Se eu fosse
personificar Deus de alguma forma, em vez do caucasiano idoso, cabeludo,
sisudo e musculoso das pinturas
renascentistas, eu o imaginaria de chapéu de palha desfiado, camisa
quadriculada, cachimbo no canto da boca,
a pele bem escura e a cabeça repleta de fios brancos de cabelo. Mais ou menos como a caracterização feita pelo
ator Samuel dos Santos para o seu personagem Tio Barnabé, da primeira versão do
programa Sítio do Pica Pau Amarelo,
exibido pela TV Globo, na década de 70.
Não, eu não
sou umbandista ou simpatizante de religiões afro-brasileiras, mas também não
sou antipatizante. Tento manter uma fé na existência de uma força criadora sem
me ater a religiões, então, não se trata de uma maneira disfarçada de promover
esta ou aquela religião. O preto velho, de
cabeça branca, sereno, de fala mansa e olhar cândido, me parece muito mais com o Deus que eu imagino
do que qualquer outro personagem que possa ser criado pelo homem.
É claro que
Deus não é humano, portanto não é branco
nem preto, nem homem nem mulher. Assim, Ele não se parece com um preto velho ou
um branco jovem. O que eu quero expor aqui é como os cultos afro religiosos foram felizes em associar algo divino à imagem de um preto velho. Quem poderia
ser mais sábio que Deus? E que forma mais perfeita poderia haver de representar
toda esta sabedoria senão através de um idoso de cabelos brancos e voz adocicada?
Aliás, a
presença do idoso - e do idoso negro em particular - na literatura popular brasileira como símbolo de sabedoria, é vasta e renitente. Na mesma obra de Monteiro
Lobato em que pontifica o Tio Barnabé,
há a Nhá Benta, branca, avó carinhosa, mas também há a Tia Nastácia, a
“negra de colo quente”, como bem descreveu Dorival Caymmi, onde o “sinhozinho” vai se aconchegar. É uma visão
conformista e adulterada do papel do negro na sociedade brasileira? É sim, mas
quem haveria de resistir aos encantos daquela que “conta história” e que “sabe
agradar”? Qual criança, branca ou negra, não disputaria o colo da velha para
cochilar?
A figura de um
idoso, seja ele branco, negro ou amarelo, já é, por si só, digna do maior
respeito.

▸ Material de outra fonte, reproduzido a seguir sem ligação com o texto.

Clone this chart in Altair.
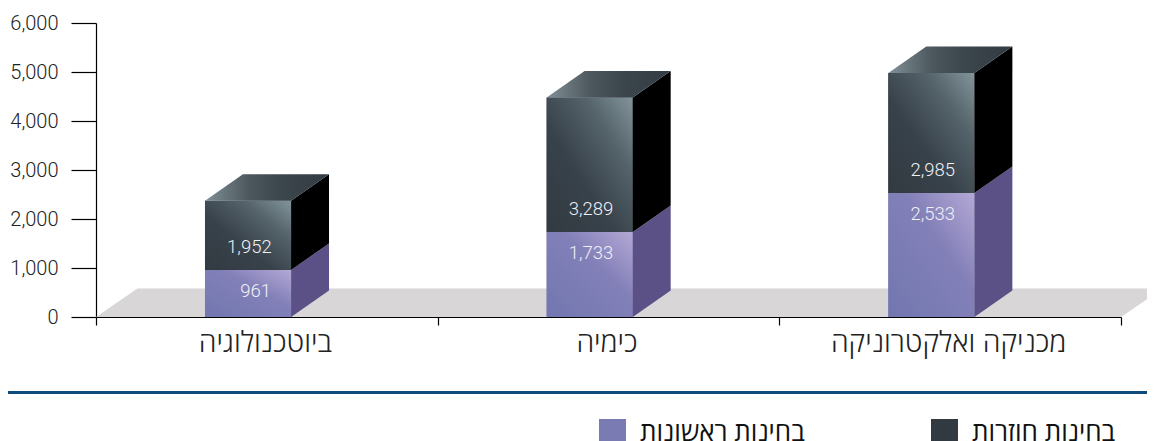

Pena que Deus não quis que
experiência e juventude caminhassem juntas e preferiu que, ao escassear uma, a
outra se excedesse. Não tolero ver um
jovem maltratando um idoso. O argumento de que o idoso “está ocupando lugar no
mundo” me faz perder a cabeça e desejar a morte prematura daquele que profere
tal absurdo.
Temo pelo meu
futuro em uma sociedade que valoriza tão pouco o mais velho, já que, dentro de
mais alguns anos, também serei da assim chamada terceira idade. Por enquanto,
resta venerá-los, a todos os pretos velhos deste país, sejam eles brancos,
negros, amarelos, índios ou de que cor forem. A benção, meus sábios mestres.